StefanKarpinski on 15 Jun 2018

👍1

Quite right --- getting an error (hopefully with a useful message) while trying things out is not a problem at all compared to silently getting nothing in your output stream, having it cause a problem much later, and then having to track down where it came from.

JeffBezanson on 15 Jun 2018

I guess with a good error message it wouldn't be so bad.

ggggggggg on 15 Jun 2018

See https://github.com/JuliaLang/julia/issues/27729 which proposes pwd() == nothing when in a deleted directory but as an alternative returning some kind of NotFound object which could also potentially be returned by Sys.which to give a better error message upon usage. However that object would not be amenable to the coalesce / something code which is annoying.

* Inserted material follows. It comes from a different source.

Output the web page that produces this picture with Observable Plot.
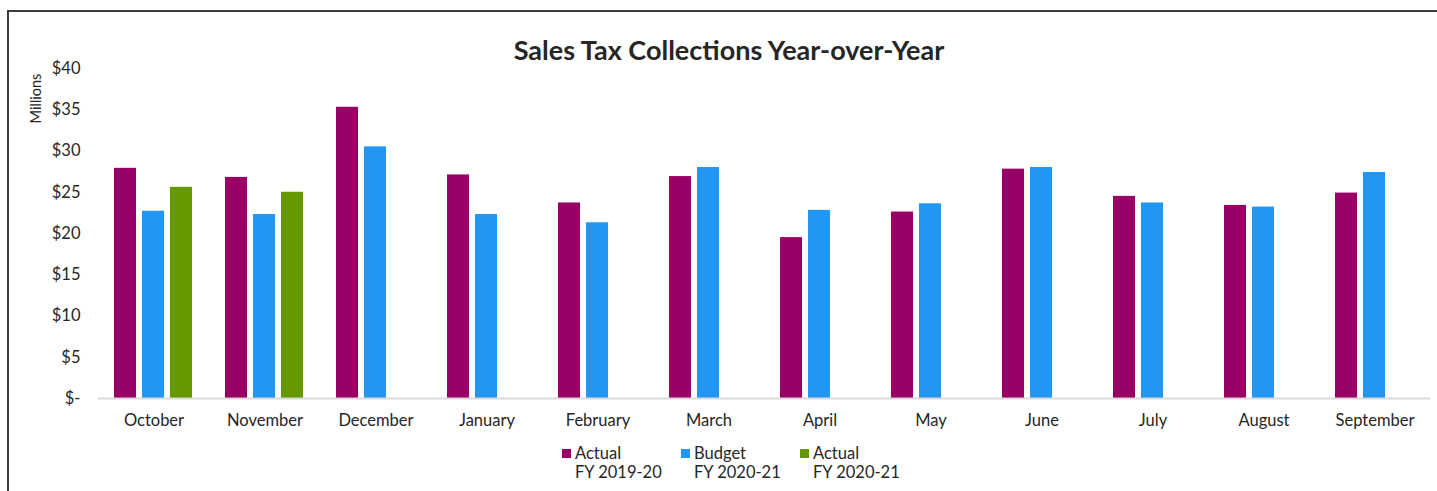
<!DOCTYPE html>
<html>
<head>
<meta charset="utf-8">
<script src="https://cdn.jsdelivr.net/npm/d3@7"></script>
<script src="https://cdn.jsdelivr.net/npm/@observablehq/plot@0.6"></script>
<style>
  html, body { margin: 0; padding: 0; background: #fff; }
  body { font-family: Lato, "Open Sans", sans-serif; color: #262626; width: 1437px; height: 491px; overflow: hidden; }
  #frame { margin-left: 7px; margin-top: 10px; border-left: 2px solid #3c3c3c; border-top: 2px solid #3c3c3c; width: 1428px; height: 479px; }
  #title { font-weight: 700; font-size: 27px; line-height: 30px; padding-top: 23px; text-align: center; padding-left: 12px; margin-bottom: -21px; position: relative; z-index: 1; }
  #legend { display: flex; padding-left: 553px; padding-top: 10px; font-size: 16.5px; line-height: 19px; }
  .item { display: flex; align-items: flex-start; width: 119px; }
  .sw { width: 9px; height: 9px; margin-top: 5px; margin-right: 4px; flex: none; }
</style>
</head>
<body>
<div id="frame">
  <div id="title">Sales Tax Collections Year-over-Year</div>
  <div id="chart"></div>
  <div id="legend"></div>
</div>
<script>
const months = ["October","November","December","January","February","March","April","May","June","July","August","September"];
const seriesKeys = ["Actual FY 2019-20","Budget FY 2020-21","Actual FY 2020-21"];
const seriesLines = [["Actual","FY 2019-20"],["Budget","FY 2020-21"],["Actual","FY 2020-21"]];
const seriesColors = ["#990066","#2196F3","#669900"];
const actual1920 = [27.9, 26.8, 35.3, 27.1, 23.7, 26.9, 19.5, 22.6, 27.8, 24.5, 23.4, 24.9];
const budget2021 = [22.7, 22.3, 30.5, 22.3, 21.3, 28.0, 22.8, 23.6, 28.0, 23.7, 23.2, 27.4];
const actual2021 = [25.6, 25.0];
const yTicks = [0, 5, 10, 15, 20, 25, 30, 35, 40];

const rows = [];
[actual1920, budget2021, actual2021].forEach((vals, i) => {
  vals.forEach((v, j) => rows.push({month: months[j], series: seriesKeys[i], value: v}));
});

const chart = Plot.plot({
  width: 1428,
  height: 390,
  marginTop: 24,
  marginBottom: 36,
  marginLeft: 89,
  marginRight: 7,
  style: {fontFamily: "Lato, 'Open Sans', sans-serif", fontSize: "16.5px", color: "#262626", background: "transparent", overflow: "visible"},
  fx: {domain: months, padding: 0, label: null, axis: "bottom", tickSize: 0, tickPadding: 16},
  x: {domain: seriesKeys, paddingInner: 0.214, paddingOuter: 0.589, axis: null},
  y: {domain: [0, 40], ticks: yTicks, tickFormat: d => d === 0 ? "$-" : "$" + d, tickSize: 0, tickPadding: 18, label: null},
  color: {domain: seriesKeys, range: seriesColors},
  marks: [
    Plot.barY(rows, {fx: "month", x: "series", y: "value", fill: "series"}),
    Plot.ruleY([0], {stroke: "#d9d9d9", strokeWidth: 2}),
    Plot.text(["Millions"], {fx: () => "October", frameAnchor: "top-left", textAnchor: "middle", lineAnchor: "middle", text: d => d, rotate: -90, dx: -62.5, dy: 30, fontSize: 14.5, fill: "#262626"})
  ]
});
document.getElementById("chart").appendChild(chart);

const legend = document.getElementById("legend");
seriesKeys.forEach((k, i) => {
  const item = document.createElement("div");
  item.className = "item";
  const sw = document.createElement("div");
  sw.className = "sw";
  sw.style.background = seriesColors[i];
  const txt = document.createElement("div");
  txt.innerHTML = seriesLines[i].join("<br>");
  item.appendChild(sw);
  item.appendChild(txt);
  legend.appendChild(item);
});
</script>
</body>
</html>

StefanKarpinski on 22 Jun 2018

FWIW, I'm not opposed to print(nothing) throwing an error and print(missing) printing nothing. The latter definitely makes sense for CSV, even if it's generally more complex than that (e.g. whitespace-delimited files are usually parsed by skipping contiguous spaces, so that a special text value like NA is needed to represent a missing value). Anyway I'm not completely clear on where print is/should be used rather than show.

nalimilan on 27 Jun 2018

👍1

Triage is in favor, noting that if we change our minds, we can but if we don't do this now, we can't change it in the 1.x timeline.

StefanKarpinski on 28 Jun 2018

Any resolution wrt. #27650? Can logging of nothing still result in no message, or should it error as well? Or could we use missing for that, as @nalimilan proposed above?